With Cameron (much missed, his chops as Hall of Fame-worthy as ever) and Shepherd powering the band's signature labyrinthine rhythms, Cornell and Thayil raced through throttling cuts like Flower, The Day I Tried to Live, Been Away Too Long and All Your Lies. Cornell's grinding riffs and Thayil's wizardly solos drive slobberknockering head trips Black Hole Sun and Blow Up the Outside World, and walloping closer Beyond the Wheel shook the seats in the upper deck, drenching the arena in a mushroom cloud of distortion.

While no one questioned Soundgarden's top-of-the-poster billing, it meant they had the unenviable task of following A Day to Remember on their Central (not South) Florida home turf. Fresh off receiving the key to their hometown of Ocala, the mighty metalcore outfit proved they might well have ruled the top slot, too.

"I've been to many Bolts games right here," said singer Jeremy McKinnon, admiring the largest Tampa Bay venue they've ever played. "This is f---ing rad to play. I think I'll be here on the 6th for Tom Petty, too."

Petty might've approved of what turned out to be a mildly down-to-earth set -- cascades of confetti, toilet paper and oversized beach balls, yes, but no human hamster balls -- the group showed off its melodic side by getting the crowd singing on the pop-punky We Got This and All I Want and the emotive Have Faith and All Signs Point to Lauderdale.

"You paid good money for these seats," McKinnon said as he urged the crowd to get up and start missing. "Get your f---ing money's worth!"

Nearly stealing the show early on was shirtless, shoeless wonder Jonny Hawkins of Texas prog outfit Nothing More. Wailing and thrashing and drumming like a maniac, Hawkins led the band through a magnetic set of sci-fi-flavored shredding and pounding, from the bruising Salem to the surprisingly introspective Jenny, at one point scaling a Transformer-like electro-percussive rig like some sort of Mad Max war boy.

Nothing More wasn't an easy act to follow, but Pierce the Veil and Highly Suspect didn't back down. The former had absolutely no problem stirring up screaming moshers amd crowdsurfers, delivering deafening metalcore lightning-in-a-bottle as they blitzed around the stage like rabid bats and brought out McKinnon on Caraphernelia. The latter thundered out Grammy-nominated grooves with both a snarling dirt-metal edge and a cavalier sense of humor, mugging for a crew member filming on his phone; having the arena sing Happy Birthday to their cohort DJ Redbees; and contest-winning fans in lawn chairs.

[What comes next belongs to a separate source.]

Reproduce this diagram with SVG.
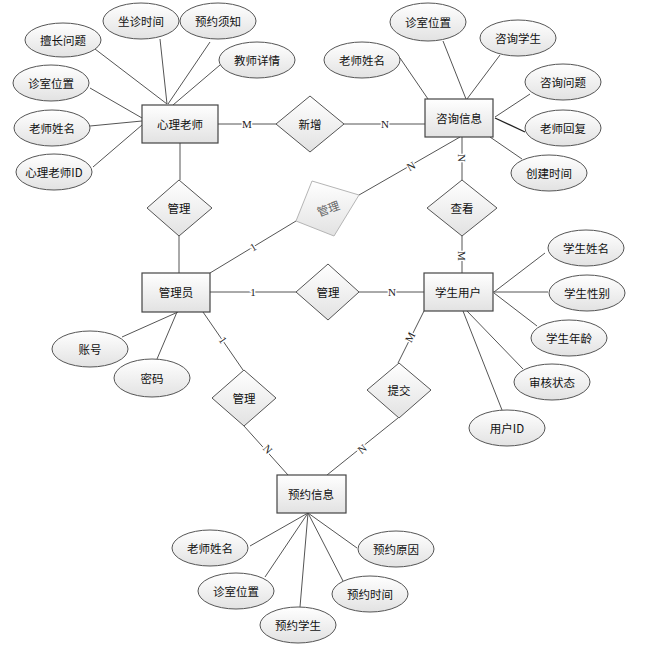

That's one perk of 98 Rockfest -- between all the contests, meet-and-greets and free early stages, fans could get awfully up close and personal with the rock gods on stage.

Earlier, about 30 fans got into Amalie early to watch a serene Soundcheck performance by Beartooth, who during the show thrashed and cracked open circle pits from on high. Up in the Firestick Grill, A Day To Remember took part in a fan Q&A, while spaced-out prog-rockers Starset, fresh off a smoke- and synth-powered outdoor set, unplugged for a few acoustic songs for VIPs.

That outdoor pre-show, while hotter than jalapeño charcoal, gave early risers a chance to crank up the volume for free with Starset, '90s-inspired power grunge trio Dinosaur Pile-Up and Southern-tinged Floridians Loose Talk, comprised of a couple of ex-Anberlin'ers and St. Pete's Mark Etherington (Set and Setting, RedFeather, Mountain Holler) on drums.

One other gift fans took home after 10-plus hours of 98 Rockfest: A ringing in their ears, thanks to the echoes of Soundgarden's eardrum-splitting performance ringing in the rafters after midnight. Perhaps Cornell might've been right all along: They could probably hear it in South Florida, too.